Amazing Race: Precision Run

Equinox Precision Run studio in the Flatiron district combines the spirit of track and field with the science of running.
Photo courtesy of Equinox Precision Run

By Julia Szabo

Home to the world’s largest marathon, New York City can be a track star’s paradise, with a varied terrain that segues briskly from streets to parks to bridges. One November day each year, Gotham closes traffic across its five boroughs to make way for the famous footrace. The other 364 days, it’s a battle with vehicle exhaust fumes, potholes, wayward pedestrians and cyclists, and extreme weather. Eliminating environmental stressors and taking the tedium out of the treadmill, Equinox’s Precision Run studio in the Flatiron district became an instant success at its May opening.

The 34 treadmills, chic and sleek, were inspired by a yacht that Equinox running guru and creative director David Siik spotted in San Diego. Each treadmill is crafted of walnut with steel accents and a slatted rubber belt that’s “buttery-smooth” underfoot, promises Siik, whose “labor of love” was developing and testing the user-friendly Dashboard: Equinox’s proprietary software that propels runners to find their “perfect personal record.” As participants run their own private marathons, the machine decelerates—smoothly and safely—from sprint to recovery.

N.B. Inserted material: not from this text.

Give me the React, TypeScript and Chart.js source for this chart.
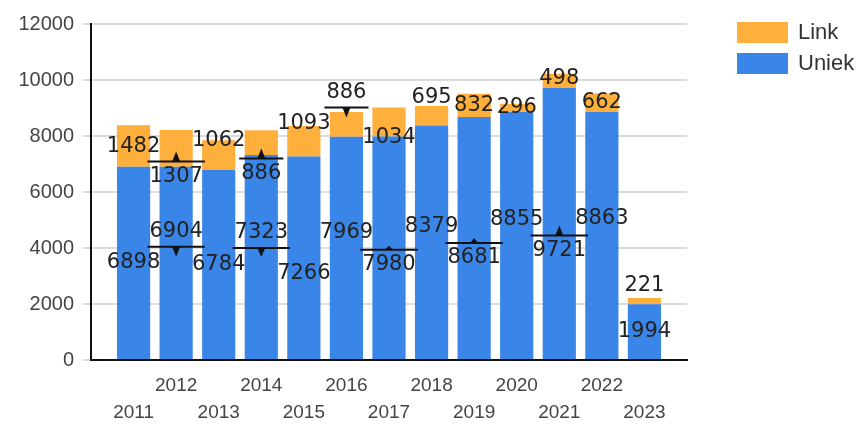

“Running is natural human movement that makes you feel like an athlete, and we all have a natural athlete in us, no matter how fast or slow we are,” explains Siik. “We had to create an atmosphere that allows all people to feel that way. So we took the spirit of track and field, and combined it with the science of running.” Precision Run provides oxygen-enriched air, sensorial lighting to match exertion, and motivating music: “a dynamic, curated sound experience that begins with high-energy dance tracks, then shifts into familiar Top 40 songs to get you emotionally fired up.”

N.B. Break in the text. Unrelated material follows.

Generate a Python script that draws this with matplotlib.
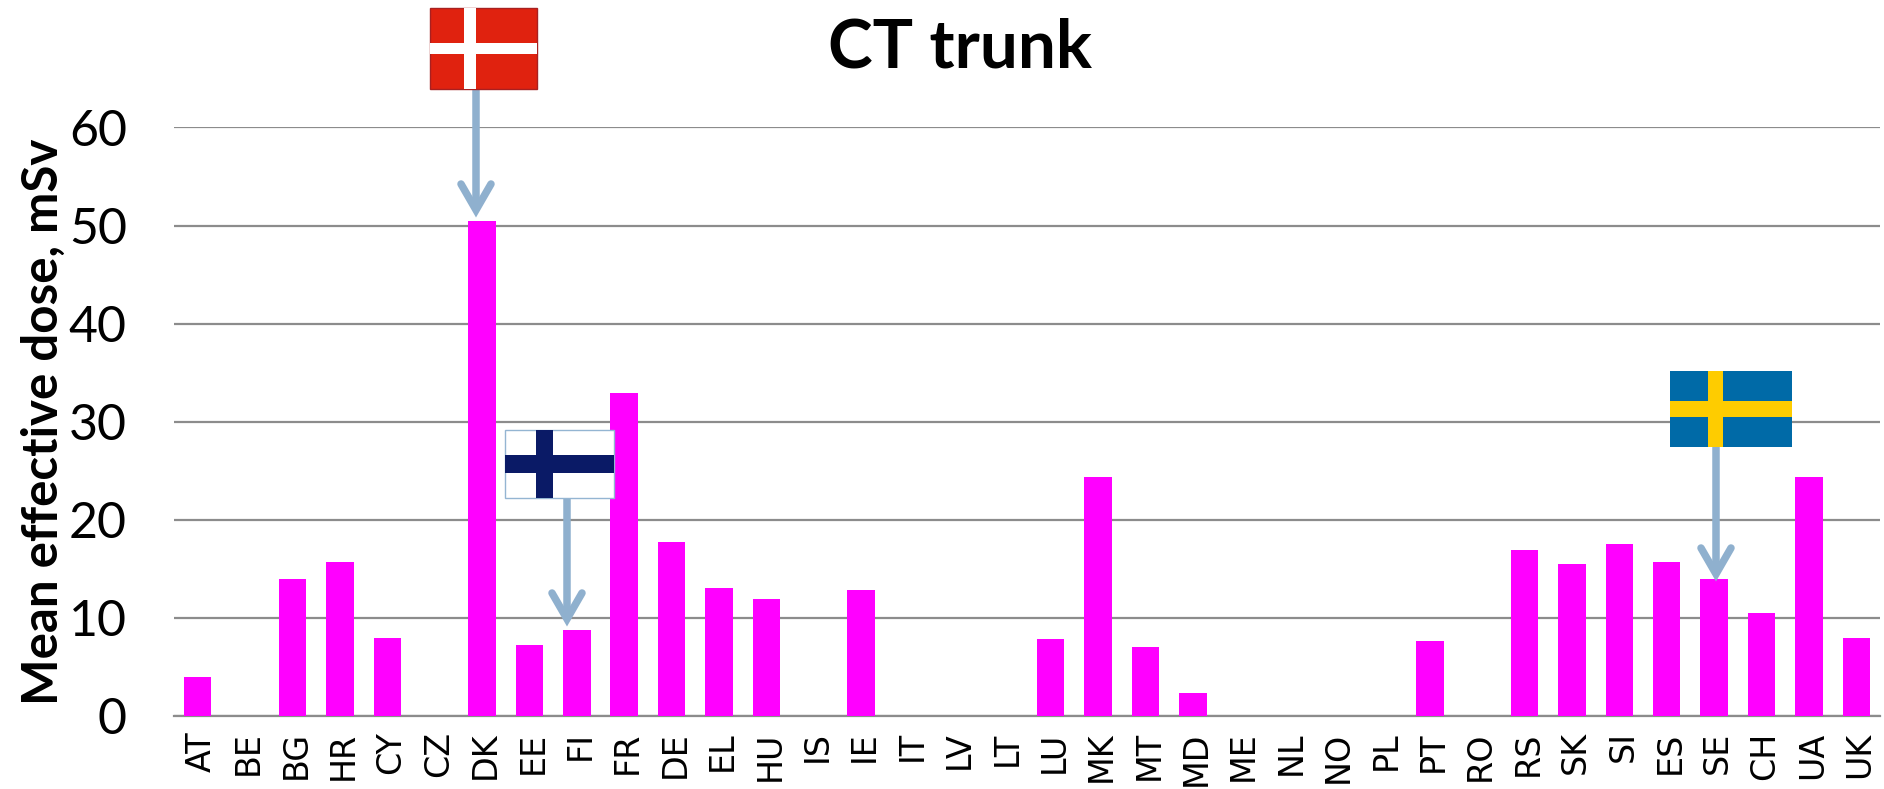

Replenish fluids at Equinox’s Hydro Bar, which offers, among other selections on its beverage menu, a spiced cherry tonic recovery water by Brooklyn-based company DONA. And forget about the loneliness of the long-distance runner: A spacious, stylish lounge encourages users to connect before and after a workout, while taking advantage of cool tools for warm-up and recovery such as Hyperice’s new Hypervolt percussion massager.

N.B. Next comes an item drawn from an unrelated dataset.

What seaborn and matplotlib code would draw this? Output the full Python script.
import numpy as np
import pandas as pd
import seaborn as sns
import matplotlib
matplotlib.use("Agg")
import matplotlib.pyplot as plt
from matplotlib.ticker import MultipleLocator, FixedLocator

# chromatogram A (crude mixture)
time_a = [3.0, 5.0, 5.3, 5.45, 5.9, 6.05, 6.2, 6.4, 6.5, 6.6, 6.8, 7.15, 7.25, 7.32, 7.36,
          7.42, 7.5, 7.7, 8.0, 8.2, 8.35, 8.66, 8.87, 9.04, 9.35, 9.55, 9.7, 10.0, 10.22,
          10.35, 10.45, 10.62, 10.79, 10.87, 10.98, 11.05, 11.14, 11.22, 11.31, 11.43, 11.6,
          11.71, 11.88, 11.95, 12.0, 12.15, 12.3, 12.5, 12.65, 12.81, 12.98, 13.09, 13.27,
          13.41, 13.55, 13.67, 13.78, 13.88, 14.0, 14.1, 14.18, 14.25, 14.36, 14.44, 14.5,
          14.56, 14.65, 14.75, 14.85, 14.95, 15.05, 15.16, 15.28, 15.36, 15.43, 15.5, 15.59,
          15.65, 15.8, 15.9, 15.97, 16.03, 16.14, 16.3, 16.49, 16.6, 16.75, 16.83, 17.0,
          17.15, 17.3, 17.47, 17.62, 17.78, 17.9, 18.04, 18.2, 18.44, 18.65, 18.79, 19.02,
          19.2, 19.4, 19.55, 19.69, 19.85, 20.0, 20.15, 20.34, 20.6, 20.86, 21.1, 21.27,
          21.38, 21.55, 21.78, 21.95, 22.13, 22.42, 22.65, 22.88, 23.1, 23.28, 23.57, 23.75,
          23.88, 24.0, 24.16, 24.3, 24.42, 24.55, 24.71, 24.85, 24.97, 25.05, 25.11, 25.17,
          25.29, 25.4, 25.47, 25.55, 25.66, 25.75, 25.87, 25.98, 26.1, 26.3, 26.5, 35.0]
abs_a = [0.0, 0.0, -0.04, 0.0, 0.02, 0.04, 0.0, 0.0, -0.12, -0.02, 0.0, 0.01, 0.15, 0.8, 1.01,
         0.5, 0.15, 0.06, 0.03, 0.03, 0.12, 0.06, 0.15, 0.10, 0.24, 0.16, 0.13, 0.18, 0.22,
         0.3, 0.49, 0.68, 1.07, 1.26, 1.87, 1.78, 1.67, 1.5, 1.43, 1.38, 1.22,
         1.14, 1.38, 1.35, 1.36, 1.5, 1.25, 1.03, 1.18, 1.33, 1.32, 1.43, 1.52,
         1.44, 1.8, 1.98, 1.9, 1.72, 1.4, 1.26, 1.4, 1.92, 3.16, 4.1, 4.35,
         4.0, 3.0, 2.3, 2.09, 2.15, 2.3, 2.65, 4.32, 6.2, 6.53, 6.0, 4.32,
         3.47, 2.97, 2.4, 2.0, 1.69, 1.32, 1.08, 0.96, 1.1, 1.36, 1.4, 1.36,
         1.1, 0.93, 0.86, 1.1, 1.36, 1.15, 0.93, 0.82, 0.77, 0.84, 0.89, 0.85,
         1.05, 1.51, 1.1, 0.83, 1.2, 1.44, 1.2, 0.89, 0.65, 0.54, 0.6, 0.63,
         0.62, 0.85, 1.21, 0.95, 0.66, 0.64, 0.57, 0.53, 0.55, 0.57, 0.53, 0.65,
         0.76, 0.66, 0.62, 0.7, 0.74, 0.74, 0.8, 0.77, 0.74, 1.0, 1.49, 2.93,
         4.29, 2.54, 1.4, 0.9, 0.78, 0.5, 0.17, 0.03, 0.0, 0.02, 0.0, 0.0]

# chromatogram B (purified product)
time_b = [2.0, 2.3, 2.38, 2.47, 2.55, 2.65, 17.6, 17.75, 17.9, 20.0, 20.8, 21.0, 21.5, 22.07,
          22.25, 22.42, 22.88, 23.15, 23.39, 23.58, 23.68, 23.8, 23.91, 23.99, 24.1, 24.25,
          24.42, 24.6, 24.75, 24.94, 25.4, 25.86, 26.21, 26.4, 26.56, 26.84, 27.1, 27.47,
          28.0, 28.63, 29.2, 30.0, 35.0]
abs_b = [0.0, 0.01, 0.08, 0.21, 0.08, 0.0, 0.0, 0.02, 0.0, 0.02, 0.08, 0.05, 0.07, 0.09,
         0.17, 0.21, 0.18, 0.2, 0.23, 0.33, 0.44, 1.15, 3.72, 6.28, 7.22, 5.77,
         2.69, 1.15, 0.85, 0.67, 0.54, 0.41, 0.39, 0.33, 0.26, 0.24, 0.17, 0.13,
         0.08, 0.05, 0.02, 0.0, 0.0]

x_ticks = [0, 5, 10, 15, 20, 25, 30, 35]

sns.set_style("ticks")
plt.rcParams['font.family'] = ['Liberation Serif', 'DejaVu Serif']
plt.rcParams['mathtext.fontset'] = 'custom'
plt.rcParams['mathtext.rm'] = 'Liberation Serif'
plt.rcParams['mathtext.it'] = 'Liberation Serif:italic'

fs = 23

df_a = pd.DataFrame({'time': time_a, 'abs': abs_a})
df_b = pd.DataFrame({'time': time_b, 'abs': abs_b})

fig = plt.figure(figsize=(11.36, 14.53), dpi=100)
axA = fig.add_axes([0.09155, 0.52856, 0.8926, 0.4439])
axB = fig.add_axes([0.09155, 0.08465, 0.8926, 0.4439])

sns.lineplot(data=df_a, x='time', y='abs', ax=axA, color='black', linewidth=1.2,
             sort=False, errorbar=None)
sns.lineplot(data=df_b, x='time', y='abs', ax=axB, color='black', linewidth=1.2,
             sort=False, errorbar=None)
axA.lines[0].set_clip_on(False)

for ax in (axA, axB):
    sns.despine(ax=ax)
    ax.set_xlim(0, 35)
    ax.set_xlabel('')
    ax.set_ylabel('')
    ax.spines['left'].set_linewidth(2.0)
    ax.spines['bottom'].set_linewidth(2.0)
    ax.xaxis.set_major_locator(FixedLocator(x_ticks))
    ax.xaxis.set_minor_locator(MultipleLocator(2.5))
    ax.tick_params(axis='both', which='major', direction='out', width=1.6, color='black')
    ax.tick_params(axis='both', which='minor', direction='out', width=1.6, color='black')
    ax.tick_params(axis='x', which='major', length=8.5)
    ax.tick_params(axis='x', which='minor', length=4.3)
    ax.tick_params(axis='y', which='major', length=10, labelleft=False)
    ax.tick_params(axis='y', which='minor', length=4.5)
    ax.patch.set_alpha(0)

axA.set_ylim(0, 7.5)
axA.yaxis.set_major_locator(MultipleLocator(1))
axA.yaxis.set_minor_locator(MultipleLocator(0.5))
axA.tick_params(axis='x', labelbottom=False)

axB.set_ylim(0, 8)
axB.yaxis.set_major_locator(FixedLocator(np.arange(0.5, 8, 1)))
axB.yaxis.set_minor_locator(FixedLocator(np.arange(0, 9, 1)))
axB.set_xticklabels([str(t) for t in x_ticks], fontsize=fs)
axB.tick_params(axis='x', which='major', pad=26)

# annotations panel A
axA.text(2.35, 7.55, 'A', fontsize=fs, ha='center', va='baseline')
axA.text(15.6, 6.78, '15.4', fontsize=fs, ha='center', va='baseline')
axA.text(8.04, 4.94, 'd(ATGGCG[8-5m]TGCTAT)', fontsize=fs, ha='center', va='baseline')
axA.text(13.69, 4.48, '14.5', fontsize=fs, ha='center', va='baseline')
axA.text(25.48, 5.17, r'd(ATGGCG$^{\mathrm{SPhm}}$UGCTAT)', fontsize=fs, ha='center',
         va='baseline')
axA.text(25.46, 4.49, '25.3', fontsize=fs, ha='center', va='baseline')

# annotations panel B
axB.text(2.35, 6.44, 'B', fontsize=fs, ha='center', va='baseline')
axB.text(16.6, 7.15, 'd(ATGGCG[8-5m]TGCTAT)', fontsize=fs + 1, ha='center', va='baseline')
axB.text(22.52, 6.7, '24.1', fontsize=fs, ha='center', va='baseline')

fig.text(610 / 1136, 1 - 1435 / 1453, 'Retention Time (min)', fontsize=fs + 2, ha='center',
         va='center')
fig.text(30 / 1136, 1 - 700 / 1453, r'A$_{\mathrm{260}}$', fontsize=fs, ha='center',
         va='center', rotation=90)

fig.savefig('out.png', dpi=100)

Building a community of dedicated runners and watching it grow is “the thing that means the most to me,” Siik says. “So many people attending this class have gone from never running in their life, or saying they couldn’t run a mile, to suddenly running half-marathons and 5Ks. They have in their eyes the unmistakable look of an athlete. The goal was to bridge the gap between the running community and the fitness community. That bridge now exists, and it’s so awesome, every day, to watch people cross it.”